Oubliant ses projets de promenade campagnarde, la population entière de Paris se pressait autour de ces corps énormes, dont on riait parce qu’ils étaient inanimés : et les terrasses des cafés, et les débits de boissons se remplissaient… joueurs de bridge et de manille faisaient claquer les cartes sur les tables de marbre…

Mais qu’advint-il des acteurs de cette effrayante aventure ?

Hélas ! Sir Athel Random ne reparut pas. Dans quel abîme avait-il disparu ? Sous quelle masse de roches avait-il été englouti !…

Et cependant qui sait ? On en a vu ressusciter qui étaient plus morts que lui…

Pauvre Mary Redmore ! Cette fois, tout espoir était perdu… et, pleurant, sous de longs voiles de deuil, elle retourna en Angleterre.
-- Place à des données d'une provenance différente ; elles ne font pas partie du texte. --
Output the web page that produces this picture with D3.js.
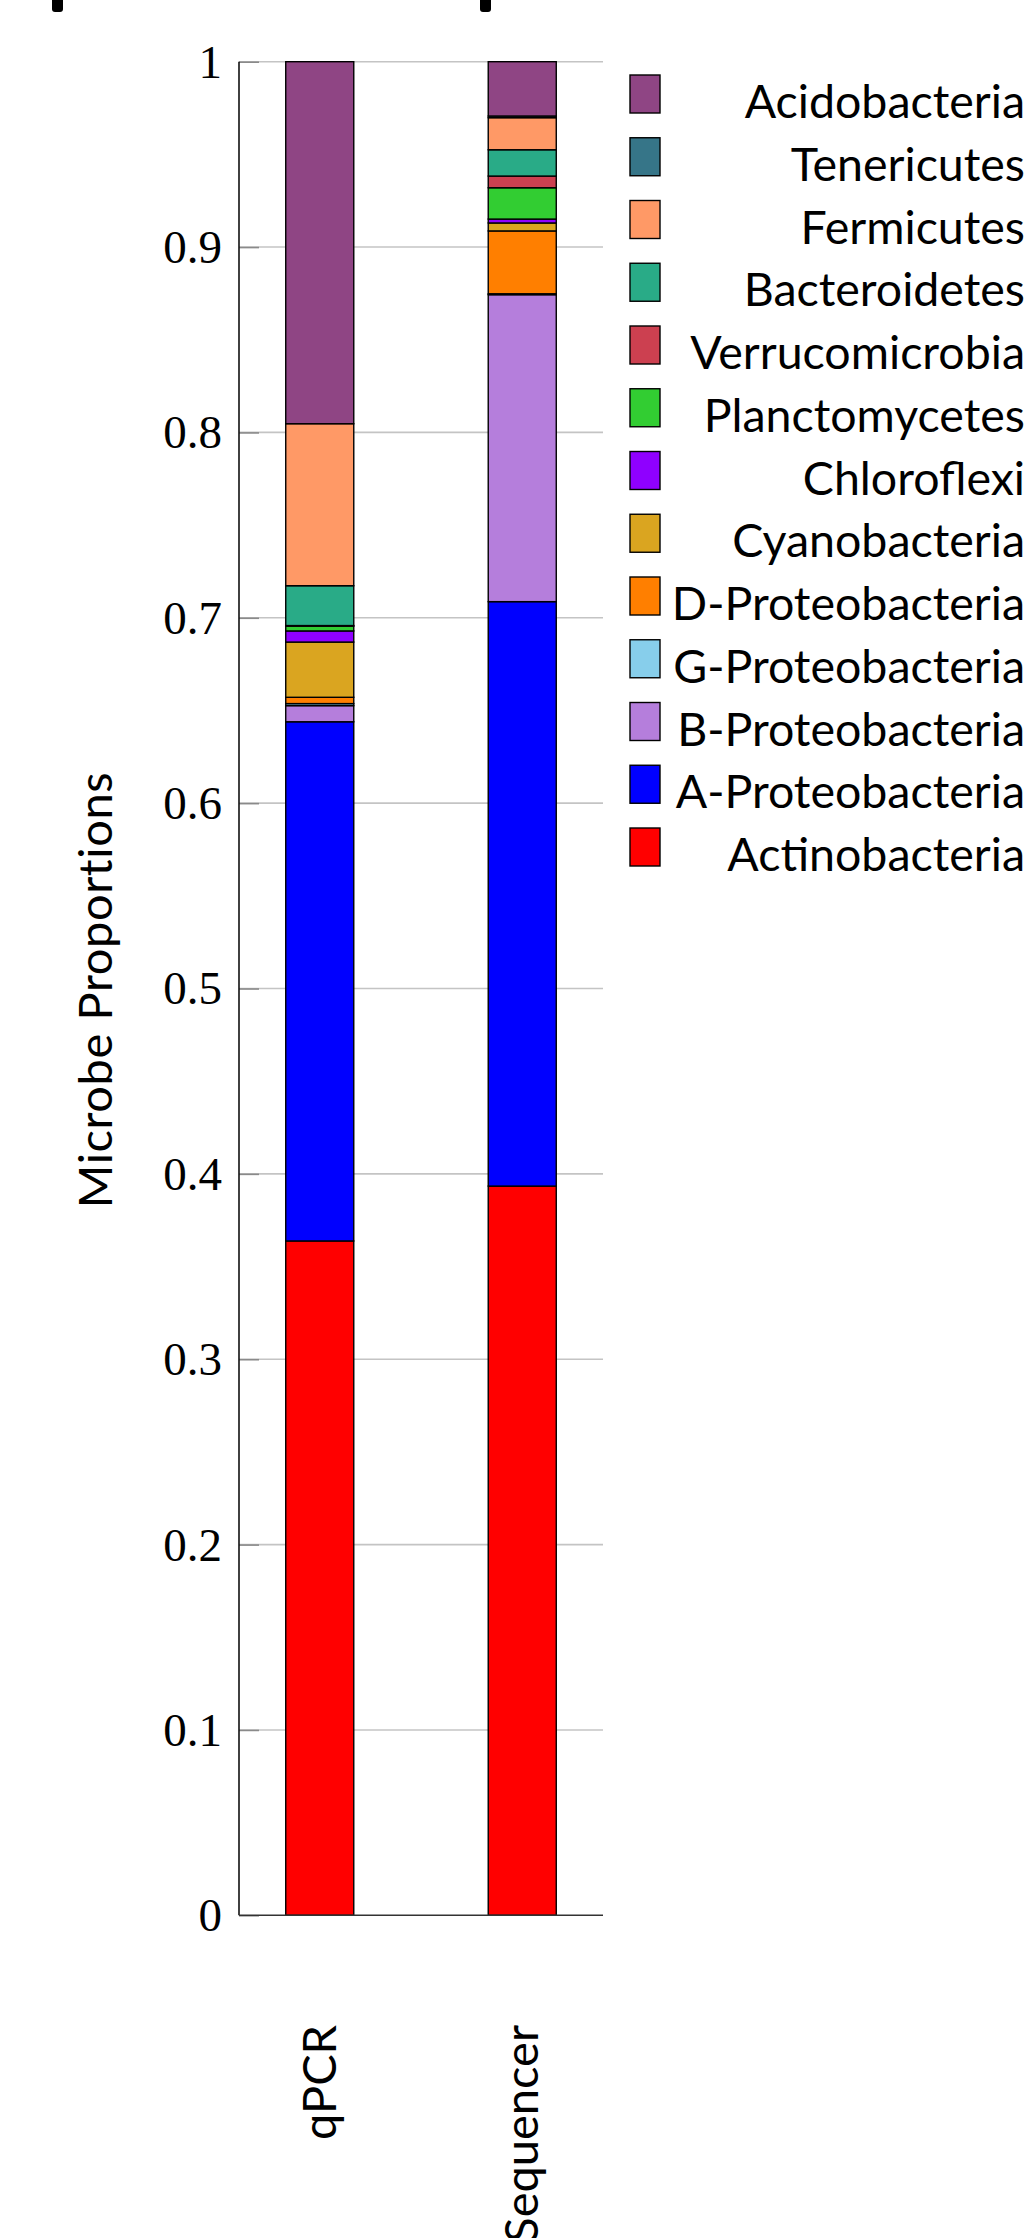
<!DOCTYPE html>
<html>
<head>
<meta charset="utf-8">
<script src="https://cdn.jsdelivr.net/npm/d3@7"></script>
<style>
  body { margin: 0; background: #fff; }
  svg { display: block; }
</style>
</head>
<body>
<div id="chart"></div>
<script>
// samples on the x axis
const samples = ["qPCR", "Sequencer"];

// phyla, bottom of the stack first
const phyla = [
  "Actinobacteria", "A-Proteobacteria", "B-Proteobacteria", "G-Proteobacteria",
  "D-Proteobacteria", "Cyanobacteria", "Chloroflexi", "Planctomycetes",
  "Verrucomicrobia", "Bacteroidetes", "Fermicutes", "Tenericutes", "Acidobacteria"
];

// proportions per sample, same order as phyla
const qpcrValues = [0.3638, 0.2801, 0.0087, 0.0011, 0.0034, 0.0298, 0.0060,
                    0.0026, 0.0003, 0.0215, 0.0874, 0.0000, 0.1953];
const sequencerValues = [0.3934, 0.3153, 0.1656, 0.0005, 0.0339, 0.0043, 0.0021,
                         0.0169, 0.0063, 0.0142, 0.0173, 0.0009, 0.0293];

const phylaColors = ["#ff0000", "#0000ff", "#b57edc", "#87ceeb", "#ff7f00", "#daa520",
                     "#8f00ff", "#32cd32", "#cc4050", "#29ab87", "#ff9966", "#367588", "#8f4584"];

const yTicks = [0, 0.1, 0.2, 0.3, 0.4, 0.5, 0.6, 0.7, 0.8, 0.9, 1];

const W = 1032, H = 2238;
const margin = { top: 61.7, left: 239, right: 603, bottom: 1915.3 };
const sansFont = "Lato, 'Open Sans', sans-serif";
const serifFont = "'Liberation Serif', 'DejaVu Serif', serif";

const svg = d3.select("#chart").append("svg")
    .attr("width", W)
    .attr("height", H);

// table built from the arrays above
const table = samples.map((s, i) => {
  const vals = i === 0 ? qpcrValues : sequencerValues;
  const row = { sample: s };
  phyla.forEach((p, j) => { row[p] = vals[j]; });
  return row;
});

const series = d3.stack().keys(phyla)(table);

const x = d3.scaleBand()
    .domain(samples)
    .range([margin.left, margin.right])
    .paddingInner(0.664)
    .paddingOuter(0.2308);

const y = d3.scaleLinear()
    .domain([0, 1])
    .range([margin.bottom, margin.top]);

const color = d3.scaleOrdinal().domain(phyla).range(phylaColors);

// clipped title descenders peeking in at the top edge
svg.append("g").selectAll("rect")
    .data([52, 480])
    .enter().append("rect")
    .attr("x", d => d)
    .attr("y", -10)
    .attr("width", 11)
    .attr("height", 22)
    .attr("rx", 3)
    .attr("fill", "#000");

// grid
const grid = svg.append("g");
grid.selectAll("line")
    .data(yTicks.filter(t => t > 0))
    .enter().append("line")
    .attr("x1", margin.left)
    .attr("x2", margin.right)
    .attr("y1", d => y(d))
    .attr("y2", d => y(d))
    .attr("stroke", "#c4c4c4")
    .attr("stroke-width", 1.6);

// y axis: inner ticks + serif labels
const yAxis = svg.append("g")
    .attr("transform", `translate(${margin.left},0)`)
    .call(d3.axisRight(y).tickValues(yTicks).tickSize(20).tickFormat(""));
yAxis.select(".domain").remove();
yAxis.selectAll(".tick line").attr("stroke", "#8a8a8a").attr("stroke-width", 1.6);

svg.append("g").selectAll("text")
    .data(yTicks)
    .enter().append("text")
    .attr("x", 222)
    .attr("y", d => y(d))
    .attr("dy", "0.34em")
    .attr("text-anchor", "end")
    .style("font-family", serifFont)
    .style("font-size", "47px")
    .attr("fill", "#000")
    .text(d => d3.format("~g")(d));

// bars
const layers = svg.append("g").selectAll("g")
    .data(series)
    .enter().append("g")
    .attr("fill", d => color(d.key));

layers.selectAll("rect")
    .data(d => d)
    .enter().append("rect")
    .attr("x", d => x(d.data.sample))
    .attr("y", d => y(d[1]))
    .attr("width", x.bandwidth())
    .attr("height", d => y(d[0]) - y(d[1]))
    .attr("stroke", "#000")
    .attr("stroke-width", 1.4);

// axis lines
svg.append("line")
    .attr("x1", margin.left).attr("x2", margin.left)
    .attr("y1", margin.top).attr("y2", margin.bottom)
    .attr("stroke", "#111").attr("stroke-width", 1.6);
svg.append("line")
    .attr("x1", margin.left).attr("x2", margin.right)
    .attr("y1", margin.bottom).attr("y2", margin.bottom)
    .attr("stroke", "#333").attr("stroke-width", 1.6);

// x labels, rotated (Sequencer runs off the bottom, as in the original)
svg.append("g").selectAll("text")
    .data(samples)
    .enter().append("text")
    .attr("transform", d => `translate(${x(d) + x.bandwidth() / 2 + 16},2025) rotate(-90)`)
    .attr("text-anchor", "end")
    .style("font-family", sansFont)
    .style("font-size", "47px")
    .attr("fill", "#000")
    .text(d => d);

// y axis title
svg.append("text")
    .attr("transform", "translate(112,990) rotate(-90)")
    .attr("text-anchor", "middle")
    .style("font-family", sansFont)
    .style("font-size", "47px")
    .style("letter-spacing", "0.6px")
    .attr("fill", "#000")
    .text("Microbe Proportions");

// legend, top to bottom = top of stack first
const legendKeys = phyla.slice().reverse();
const legend = svg.append("g").selectAll("g")
    .data(legendKeys)
    .enter().append("g")
    .attr("transform", (d, i) => `translate(630,${75 + i * 62.75})`);

legend.append("rect")
    .attr("width", 30)
    .attr("height", 38)
    .attr("fill", d => color(d))
    .attr("stroke", "#000")
    .attr("stroke-width", 1.4);

legend.append("text")
    .attr("x", 395)
    .attr("y", 43)
    .attr("text-anchor", "end")
    .style("font-family", sansFont)
    .style("font-size", "46.5px")
    .attr("fill", "#000")
    .text(d => d);
</script>
</body>
</html>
M. Redmore eut bien l’idée d’intenter un procès à la Ville de Paris en un million de dommages-intérêts — de sages conseils le détournèrent de ce projet, au grand regret des hommes de loi qui s’y seraient enrichis.

Sir Athel avait emporté avec lui le secret du Vrilium ! Et les débris du vriliogène étaient enfouis dans les profondeurs de la planète !

Mais Labergère !

Comment s’était-il évadé de ce pandémonium de pierre et de glace !

Quand le soir il reparut dans les bureaux du Nouvelliste pour rédiger le compte rendu de son excursion souterraine, il raconta qu’il s’était trouvé, sans savoir comment, dans un des souterrains du Nord-Sud, inachevé bien entendu… Sorti de là, il était allé prendre le bock si longtemps désiré et revenait réclamer sa place au grand soleil du journalisme…

Un banquet fut organisé en l’honneur de Bobby, qui y prit la parole en un discours qui rappelait quelque peu celui de Roosevelt et que Mrs. Bobby, très fêtée, écouta en pleurant…

Et ainsi se termina l’aventure la plus fantastique, la plus étonnante — et la plus navrante à la fois — de la première moitié du XXe siècle. Il se trouva même des gens pour dire que ce n’était pas arrivé.